Saturday, November 6, 2010

Evil: Monster or Mobster?

The concept of a scary villain is something I really take to heart. If a villian is either not believable, not bad enough, or just an idiot, it detracts from the hero. I recently saw the film "Batman Beyond: Return of the Joker", and it got me thinking. How do you make a villian scary? Where is the line between an antagonist and someone the audience truly hates, an abomination on a colossal scale? I'm going to use exanples of the Joker for this article. Take a look at the following clips (don't watch if you're squeamish):
The Dark Knight
http://www.youtube.com/watch?v=QehZjjwb7-I
Return of the Joker
http://www.youtube.com/watch?v=cKEfoC4tvJg
What is the difference between these two? The first clip portrays a man who is essentially a colorful bully. He kills the one mobster as a demonstration. For the most part, he is a complete sociopath, but he behaves in a manner like a bully. His whole plan is intimidation. Bascially, he is just like all the other mobsters in the room, except he takes more chances. I know that he at one point burns all of his money, but that is more because his goal is not to get the money. He wants to make Batman become a villain. His goal is to prove (as Batman himself points out) that everyone is bad. At first, this may seem really devious, but really it's the same maneuver as when a person caught for a speeding ticket claims that everyone was speeding (although that might be trivializing the crimes he commits a bit).

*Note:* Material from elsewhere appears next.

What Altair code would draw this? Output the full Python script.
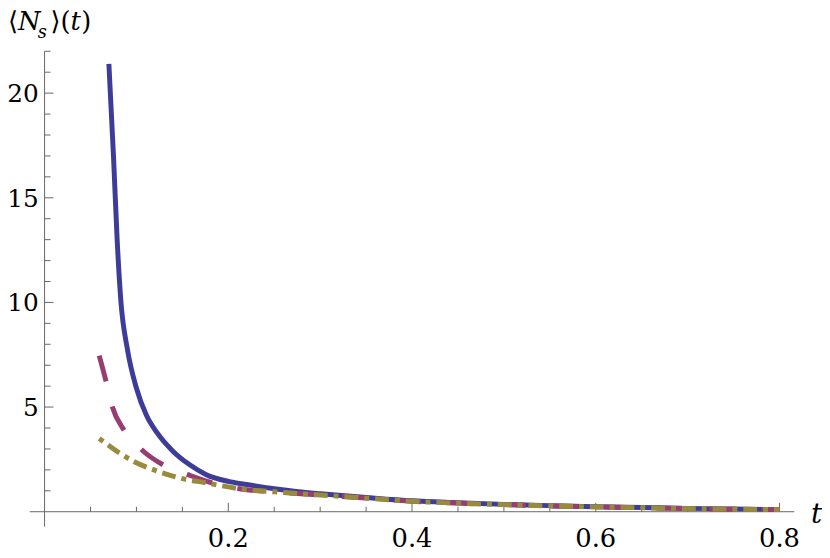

In the second, Mark Hamil's Joker is played quite differently. Instead of flat out intimidating the henchmen, he instead threatens one, lets him go, and then kills him when he relaxes. Not only that, unlike Heath Ledger's Joker, this one seems to actually enjoy it.
This is the kind of villain that disturbs me. He doesn't do bad things for power or to prove a point (as Ledger's Joker). Instead, we find a man who is a complete monster because he does these things for his own benefit (of course) but also plays it off as good fun. He's a lot more like Anton in No Country for Old Men in that he functions as a killer. He's not a bully, he's an absolute monster.
While the Dark Knight's Joker is evil, he doesn't scare me. If you watch him in the movie, he's an evil genius, but the way he manipulates people, it seems like he might easily be able to influence people. On the flipside, if you managed to figure out what he was planning, he tends to be easy to figure out (Once you find out he disguised his hostages as henchmen, his "hostages" are obviously the real henchmen).
The big difference in all of this is that if you are dealing with a real madman genius, he would likely go further than that, and in all probability do something unpredictable. That unpredictability is what can really be scary. It makes him all the more monstrous.
In short, a villian to me is scary when it isn't someone you can reason with. You can't predict it, and you can't stop it. All you can do is react to it. Essentially, this monster is a force of nature. There is no man behind his face, only the Joker.